Quest’anno la COP29, si è conclusa, secondo diversi osservatori, con molte polemiche circa i pochi risultati concreti raggiunti in termini economici e di sostegno ai paesi più vulnerabili, tuttavia è necessario aprire una riflessione su ciò che è stato approvato: gli articoli 6.4 e 6.2 dell’Accordo di Parigi.
Dopo 10 anni di negoziati le parti hanno deciso come strutturare il mercato internazionale dei crediti di carbonio, definendo le basi per una maggiore trasparenza e coerenza nelle pratiche di emissione e compensazione.
L’articolo 6.4 stabilisce una regolamentazione per l’emissione e il commercio di crediti di carbonio che potranno essere acquistati da aziende e paesi ai fini della compensazione. L’accordo prevede la creazione di un organismo di supervisione (Supervisory Body), una vera e propria autorità regolatrice sotto l’egida delle Nazioni Unite, che sarà responsabile di monitorare il mercato e definire le metodologie per il calcolo delle emissioni e la creazione dei crediti.
L’articolo 6.2 riguarda, invece, gli scambi bilaterali di crediti tra nazioni. In questo articolo si istituiscono gli ITMO (Internationally Transferred Mitigation Outcomes) che sono i progetti di riduzione o rimozione delle emissioni di gas a effetto serra trasferiti tra paesi come meccanismo di cooperazione, ci sarà poi un registro unico in cui questi progetti verranno elencati.
L’approvazione di questi articoli, in particolare del 6.4, hanno posto le basi per un futuro mercato dei crediti di carbonio efficace e ben regolato. Tuttavia, molto rimane ancora da fare: la definizione di standard internazionali, la supervisione accurata delle transazioni e la creazione di metodologie per il calcolo delle emissioni sono solo alcuni degli aspetti cruciali che dovranno essere sviluppati nei prossimi anni.
Alla luce di queste novità a livello internazionale, per noi europei appare necessario interrogarsi su come l’Unione intenderà integrare il mercato dei crediti di carbonio generati nel nostro territorio con il mercato internazionale che si andrà costruendo sotto l’ombrello dell’ONU.
E’ proprio durante la COP29, che il Consiglio Europeo ha approvato definitivamente il proprio regolamento sugli assorbimenti di carbonio (Regolamento CRCF) istituendo un quadro di certificazione che definisce le specifiche attività che possono generare crediti di carbonio: gli assorbimenti permanenti di carbonio; la coltivazione del carbonio e lo stoccaggio del carbonio nei prodotti.
Questi ambiti sono gli unici ritenuti idonei al raggiungimento degli obiettivi di neutralità climatica entro il 2050, come sancito dalla Legge UE sul Clima.

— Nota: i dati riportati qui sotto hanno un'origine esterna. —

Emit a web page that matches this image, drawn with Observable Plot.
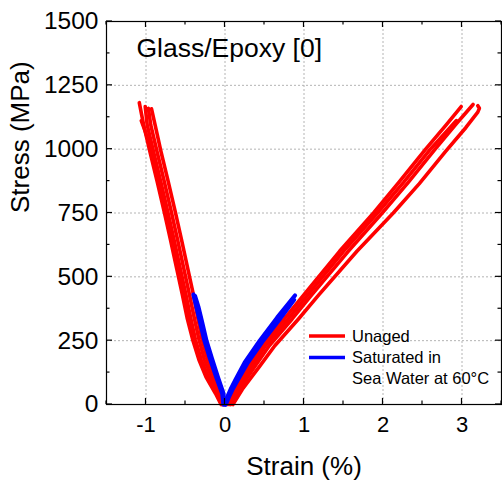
<!DOCTYPE html>
<html><head><meta charset="utf-8">
<script src="https://cdn.jsdelivr.net/npm/d3@7"></script>
<script src="https://cdn.jsdelivr.net/npm/@observablehq/plot@0.6"></script>
<style>body{margin:0;background:#fff;} svg{display:block;}</style>
</head><body><div id="chart"></div>
<script>
// Axis ticks
const xMajor = [-1, 0, 1, 2, 3];
const xMinor = [-1.5, -0.5, 0.5, 1.5, 2.5, 3.5];
const yMajor = [0, 250, 500, 750, 1000, 1250, 1500];
const yMinor = [125, 375, 625, 875, 1125, 1375];
const yGrid = [250, 500, 750, 1000, 1250];
const legendLabels = ["Unaged", "Saturated in", "Sea Water at 60°C"];

// Unaged (red) - tension curves
const redT1Strain = [0.03, 0.12, 0.30, 0.47, 0.75, 1.00, 1.45, 1.88, 2.20, 2.54, 2.80, 2.99];
const redT1Stress = [0, 60, 150, 230, 335, 430, 600, 750, 870, 1000, 1095, 1167];
const redT2Strain = [0.05, 0.15, 0.34, 0.51, 0.80, 1.05, 1.50, 1.93, 2.26, 2.60, 2.93];
const redT2Stress = [0, 60, 150, 230, 335, 430, 600, 750, 870, 1000, 1112];
const redT3Strain = [0.07, 0.18, 0.38, 0.56, 0.85, 1.10, 1.56, 1.99, 2.32, 2.66, 2.93, 3.14];
const redT3Stress = [0, 60, 150, 230, 335, 430, 600, 750, 870, 1000, 1100, 1175];
const redT4Strain = [0.10, 0.22, 0.44, 0.63, 0.93, 1.19, 1.67, 2.13, 2.46, 2.79, 3.05, 3.20, 3.22, 3.20];
const redT4Stress = [0, 60, 150, 230, 335, 430, 600, 750, 865, 990, 1085, 1145, 1160, 1170];
// Unaged (red) - compression curves
const redC1Strain = [-0.05, -0.12, -0.24, -0.33, -0.41, -0.48, -0.54, -0.61, -0.69, -0.77, -0.86, -0.95, -1.03, -1.085];
const redC1Stress = [0, 43, 107, 175, 255, 340, 430, 530, 645, 755, 875, 990, 1095, 1182];
const redC2Strain = [-0.035, -0.095, -0.21, -0.30, -0.375, -0.435, -0.495, -0.565, -0.645, -0.725, -0.815, -0.905, -0.985, -1.01];
const redC2Stress = [0, 43, 107, 175, 255, 340, 430, 530, 645, 755, 875, 990, 1095, 1167];
const redC3Strain = [-0.02, -0.07, -0.17, -0.26, -0.33, -0.39, -0.45, -0.52, -0.60, -0.68, -0.77, -0.86, -0.94, -0.97];
const redC3Stress = [0, 43, 107, 175, 255, 340, 430, 530, 645, 755, 875, 990, 1095, 1160];
const redC4Strain = [-0.01, -0.04, -0.13, -0.22, -0.29, -0.345, -0.40, -0.47, -0.55, -0.63, -0.72, -0.81, -0.885, -0.93];
const redC4Stress = [0, 43, 107, 175, 255, 340, 430, 530, 645, 755, 875, 990, 1095, 1158];
const redC5Strain = [-0.04, -0.105, -0.225, -0.315, -0.395, -0.46, -0.52, -0.59, -0.67, -0.75, -0.84, -0.93, -1.01, -1.06];
const redC5Stress = [0, 43, 107, 175, 255, 340, 430, 530, 645, 755, 875, 990, 1070, 1112];

// Saturated in sea water (blue)
const blueC1Strain = [-0.02, -0.035, -0.11, -0.19, -0.26, -0.32, -0.36, -0.40];
const blueC1Stress = [0, 43, 107, 180, 250, 329, 380, 431];
const blueC2Strain = [-0.01, -0.02, -0.09, -0.165, -0.235, -0.295, -0.335, -0.38];
const blueC2Stress = [0, 43, 107, 180, 250, 329, 380, 425];
const blueT1Strain = [0, 0.03, 0.08, 0.13, 0.25, 0.44, 0.66, 0.886];
const blueT1Stress = [0, 30, 65, 95, 165, 250, 340, 427];
const blueT2Strain = [0.01, 0.05, 0.10, 0.16, 0.28, 0.47, 0.69, 0.875];
const blueT2Stress = [0, 30, 62, 95, 160, 245, 333, 410];

const curves = [
  ["r1", "Unaged", redT1Strain, redT1Stress],
  ["r2", "Unaged", redT2Strain, redT2Stress],
  ["r3", "Unaged", redT3Strain, redT3Stress],
  ["r4", "Unaged", redT4Strain, redT4Stress],
  ["r5", "Unaged", redC1Strain, redC1Stress],
  ["r6", "Unaged", redC2Strain, redC2Stress],
  ["r7", "Unaged", redC3Strain, redC3Stress],
  ["r8", "Unaged", redC4Strain, redC4Stress],
  ["r9", "Unaged", redC5Strain, redC5Stress],
  ["b1", "Saturated", blueC1Strain, blueC1Stress],
  ["b2", "Saturated", blueC2Strain, blueC2Stress],
  ["b3", "Saturated", blueT1Strain, blueT1Stress],
  ["b4", "Saturated", blueT2Strain, blueT2Stress]
];
const rows = curves.flatMap(([id, group, xs, ys]) => xs.map((x, i) => ({id, group, strain: x, stress: ys[i]})));
const redRows = rows.filter(d => d.group === "Unaged");
const blueRows = rows.filter(d => d.group === "Saturated");

const W = 502, H = 483, mL = 106, mR = 1, mT = 21, mB = 79;
const font = "'Liberation Sans', Arial, sans-serif";

const plot = Plot.plot({
  width: W, height: H,
  marginLeft: mL, marginRight: mR, marginTop: mT, marginBottom: mB,
  style: {fontFamily: font, background: "#fff", color: "#000"},
  x: {domain: [-1.5, 3.5]},
  y: {domain: [0, 1500]},
  color: {domain: ["Unaged", "Saturated"], range: ["#ff0000", "#0000ff"]},
  marks: [
    Plot.gridX(xMajor, {stroke: "#b4b4b4", strokeOpacity: 1, strokeDasharray: "2,2"}),
    Plot.gridY(yGrid, {stroke: "#b4b4b4", strokeOpacity: 1, strokeDasharray: "2,2"}),
    Plot.line(redRows, {x: "strain", y: "stress", z: "id", stroke: "group", strokeWidth: 3.6, strokeLinejoin: "round", strokeLinecap: "round"}),
    Plot.line(blueRows, {x: "strain", y: "stress", z: "id", stroke: "group", strokeWidth: 4.2, strokeLinejoin: "round", strokeLinecap: "round"}),
    Plot.frame({stroke: "#000", strokeWidth: 1.2}),
    Plot.axisX({ticks: xMajor, tickSize: 0, tickPadding: 12, fontSize: 22, label: null, tickFormat: d => d < 0 ? "-" + Math.abs(d) : String(d)}),
    Plot.axisY({ticks: yMajor, tickSize: 0, tickPadding: 8, fontSize: 24.5, label: null, tickFormat: d => String(d)}),
    Plot.text(["Strain (%)"], {frameAnchor: "bottom", dy: 62, fontSize: 26, lineAnchor: "middle"}),
    Plot.text(["Stress (MPa)"], {frameAnchor: "left", dx: -86, rotate: -90, fontSize: 26, lineAnchor: "middle"}),
    Plot.text(["Glass/Epoxy [0]"], {frameAnchor: "top-left", dx: 30, dy: 27, fontSize: 26.5, lineAnchor: "middle", textAnchor: "start"})
  ]
});

const svg = d3.select(plot);
const sx = plot.scale("x"), sy = plot.scale("y");
const [xl, xr] = sx.range, [yb, yt] = sy.range;

// Inward ticks on all four sides, from the plot's own scales
const tg = svg.append("g").attr("stroke", "#000").attr("stroke-width", 1.2);
[[xMajor, 6], [xMinor, 3.5]].forEach(([vals, len]) => vals.forEach(v => {
  const px = sx.apply(v);
  tg.append("line").attr("x1", px).attr("x2", px).attr("y1", yb).attr("y2", yb - len);
  tg.append("line").attr("x1", px).attr("x2", px).attr("y1", yt).attr("y2", yt + len);
}));
[[yMajor, 6], [yMinor, 3.5]].forEach(([vals, len]) => vals.forEach(v => {
  const py = sy.apply(v);
  tg.append("line").attr("y1", py).attr("y2", py).attr("x1", xl).attr("x2", xl + len);
  tg.append("line").attr("y1", py).attr("y2", py).attr("x1", xr).attr("x2", xr - len);
}));

// In-plot legend (bottom-right)
const lg = svg.append("g").attr("font-family", font).attr("font-size", 16.5).attr("text-anchor", "start").attr("fill", "#000");
const items = [["#ff0000", legendLabels[0]], ["#0000ff", legendLabels[1]]];
items.forEach(([c, t], i) => {
  const y = 336 + i * 21.5;
  lg.append("line").attr("x1", 309).attr("x2", 345).attr("y1", y).attr("y2", y).attr("stroke", c).attr("stroke-width", 3.5);
  lg.append("text").attr("x", 352).attr("y", y).attr("dy", "0.35em").text(t);
});
lg.append("text").attr("x", 352).attr("y", 336 + 2 * 21.3).attr("dy", "0.35em").text(legendLabels[2]);

document.getElementById("chart").appendChild(plot);
</script>
</body></html>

All’interno del Regolamento sono inoltre specificati i criteri, definiti di alta qualità, a cui i crediti devono rispondere per poter essere considerati ammissibili alla certificazione.
Attualmente, dunque, le aziende europee che vorranno compensare le proprie emissioni residue con crediti di alta qualità dovranno farlo con quelli in linea con il quadro europeo, in attesa di capire come verranno sviluppati gli Articoli 6.4 e 6.2 approvati a Baku e se verrà prevista una qualche forma di integrazione con Regolamento UE CRCF.